Preferably, you should look for a vehicle that has a low monthly payment, is within your city or area, and has at least 1,000 miles available to driver per month. Sometimes you are able to find a lease that is a steal. Yet, you need to be aware of all the aspects of a deal. This includes the residual as well as the allotment of miles left on the lease term.

Below are some of the popular criteria customers search for:

• Monthly Installments

A lot of people ensure if the monthly installments are lower than a new car lease. Even if that’s not the case, you are not bound to put any money down on the used car lease so it can still work for you. Remember, a cash incentive and other offers can greatly affect the monthly installment on a car lease assumption.

• Cash Incentives

Owing to their circumstances some sellers want to quit their lease as early as possible.
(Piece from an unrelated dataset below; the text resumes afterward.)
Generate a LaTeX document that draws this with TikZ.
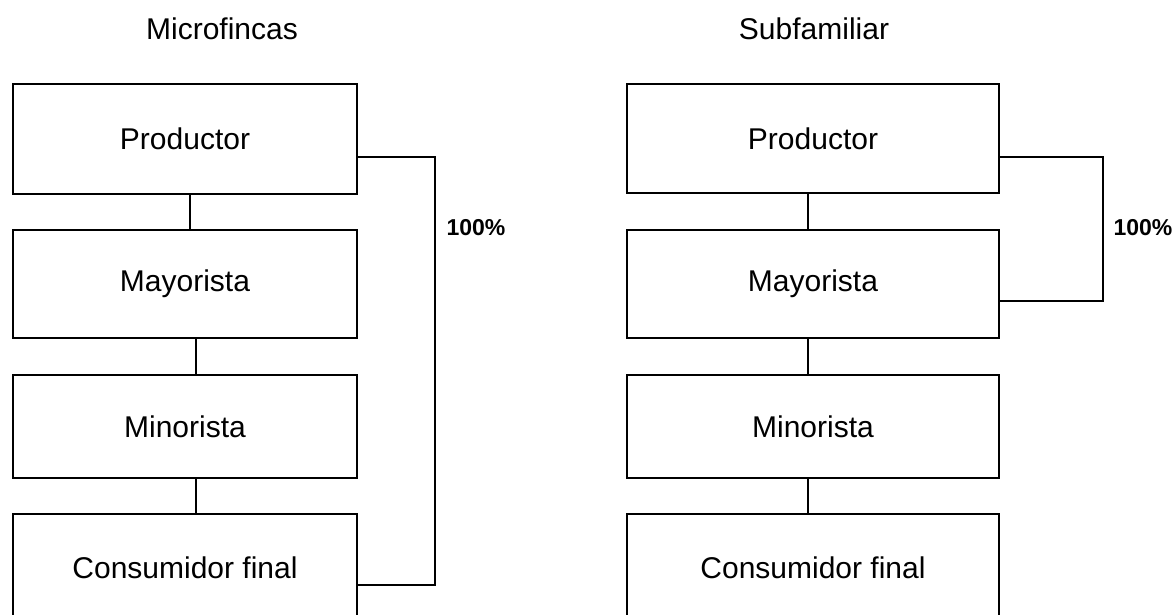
\documentclass[tikz,border=0pt]{standalone}
\usepackage{fontspec}
\setmainfont{Liberation Sans}
\usetikzlibrary{positioning}

\tikzset{
  canal/.style={draw=black,line width=1.3pt,rectangle,inner sep=0pt,font=\fontsize{30}{32}\selectfont},
  enlace/.style={draw=black,line width=1.1pt},
  titulo/.style={font=\fontsize{30}{32}\selectfont,anchor=base},
  porcentaje/.style={font=\fontsize{23}{25}\selectfont\bfseries,anchor=base west}
}

\begin{document}
\begin{tikzpicture}[x=1pt,y=-1pt]
\useasboundingbox (0,0) rectangle (1173,614);

% titulos
\node[titulo] (tmicro) at (222,39) {Microfincas};
\node[titulo] (tsub) at (814,39) {Subfamiliar};

% microfincas
\node[canal,minimum width=344pt,minimum height=110pt] (prodL) at (185,139) {Productor};
\node[canal,minimum width=344pt,minimum height=108pt] (mayL) at (185,284) {Mayorista};
\node[canal,minimum width=344pt,minimum height=103pt] (minL) at (185,426.5) {Minorista};
\node[canal,minimum width=344pt,minimum height=108pt] (consL) at (185,568) {Consumidor final};

\draw[enlace] ([xshift=5pt]prodL.south) -- ([xshift=5pt]mayL.north);
\draw[enlace] ([xshift=11pt]mayL.south) -- ([xshift=11pt]minL.north);
\draw[enlace] ([xshift=11pt]minL.south) -- ([xshift=11pt]consL.north);
\coordinate (esqL) at (435,157);
\draw[enlace] ([yshift=-18pt]prodL.east) -| (esqL) |- ([yshift=-17pt]consL.east);
\node[porcentaje] (pctL) at (443,235) {100\%};

% subfamiliar
\node[canal,minimum width=372pt,minimum height=109pt] (prodR) at (813,138.5) {Productor};
\node[canal,minimum width=372pt,minimum height=108pt] (mayR) at (813,284) {Mayorista};
\node[canal,minimum width=372pt,minimum height=103pt] (minR) at (813,426.5) {Minorista};
\node[canal,minimum width=372pt,minimum height=108pt] (consR) at (813,568) {Consumidor final};

\draw[enlace] ([xshift=-5pt]prodR.south) -- ([xshift=-5pt]mayR.north);
\draw[enlace] ([xshift=-5pt]mayR.south) -- ([xshift=-5pt]minR.north);
\draw[enlace] ([xshift=-5pt]minR.south) -- ([xshift=-5pt]consR.north);
\coordinate (esqR) at (1103,157);
\draw[enlace] ([yshift=-18.5pt]prodR.east) -| (esqR) |- ([yshift=-17pt]mayR.east);
\node[porcentaje] (pctR) at (1110,235) {100\%};

\end{tikzpicture}
\end{document}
Thus, to make the lease more attractive, they offer buyers incentives usually in the form of cash. The incentives can range from a few thousand dollars to one or more months’ payment. In fact, some seller list lower monthly installments because they already include the cash incentive. Meaning, the actual installment may be higher than listed. To be certain, you can directly connect with the seller and ask questions before setting it down in black and white.

• Mileage Cap

When it comes to lease, mileage restrictions do apply and it varies for every vehicle, so make sure you pay attention to this. In a case where more miles are available in a month than the average lease, this deal is worth considering, especially if you plan on driving more miles. If possible, look for lease deals on mileage allotments.

• Vehicle’s Location

Is the car in proximity to you? If not, there are quite a few options that can work for you. You can pick the car up yourself by driving or flying to the vehicle and taking it home. If that isn’t feasible, then it can be shipped nationwide for between $500 to $1,000.

• Buyout Option

The residual price is the value the car is available for at the expiry of the lease. At times, you can find a great residual price on a vehicle at the end of the contract. However, in other cases, the buyout price can be on the high side, which means buying the vehicle will cost you more should you decide to buy it at the end of the lease tenure.